When Nirvana were booked to appear on the Nov. 28, 1991, broadcast of 'Top of the Pops,' they were informed that they wouldn't be allowed to actually perform live on the British music show -- their rendition of then-current hit single 'Smells Like Teen Spirit' would have to feature Kurt Cobain singing along to an instrumental tracking of the song, with bassist Krist Novoselic and drummer Dave Grohl expected to mime to the music. Not surprisingly, Nirvana weren't game for playing along.

As the opening strains of 'Teen Spirit' ring out and the camera zooms in on Cobain's guitar, it quickly becomes apparent they aren't playing their instruments at all. With his fingers laying out flat and inches away from his strings, Cobain robotically strums his ax as Novoselic bounces and flails spastically, his bass swinging around his head. Grohl dutifully starts off the song pounding out that familiar bass-snare-hi-hat pattern, but it's not long before he gives in too, pumping his arms in the air in time to the music -- eventually, he's off his throne and dancing

Things really take a turn for the weird when the lyrics kick in. "Load up on drugs, kill your friends," Cobain sings out, changing the first lines of the opening verse (it's supposed to be "Load up on guns, bring your friends") and delivering the line in a deep, bass-baritone voice that would give Ian Curtis a run for his money. (Cobain later said he was doing his best Morrissey impersonation.) As they reach the chorus, his vocals soar to the heights of an opera singer's.

The crowd reaction is just as priceless. Some people are totally into it, moshing and headbanging along to the music like teens did back then; others stare blankly at what is unfolding before their eyes, completely dumbfounded and confused.

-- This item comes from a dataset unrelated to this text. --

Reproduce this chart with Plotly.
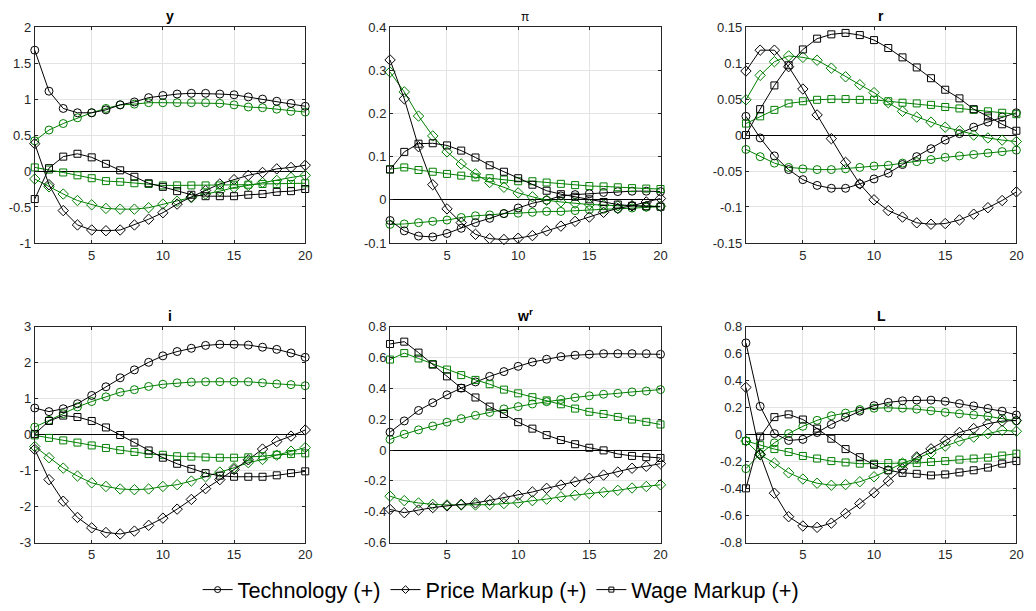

Before long, most of the audience is clapping along to the tune, and by the time Cobain tears into his solo, people start jumping onstage and trashing the place in homage to the anarcho spirit of the 'Teen Spirit' video -- you can actually hear the crashes as tom-toms go tumbling. The 'Top of the Pops' producers must have been none too happy about the scene unfolding; they cut to a commercial before the third verse.

Nirvana must have rocked out 'Smells Like Teen Spirit' hundreds of times throughout their tragically shortened and ill-fated career, but it was their 'Top of the Pops' psuedo-performance that best captured the band's punk-rock heart. It's fun to pretend, indeed.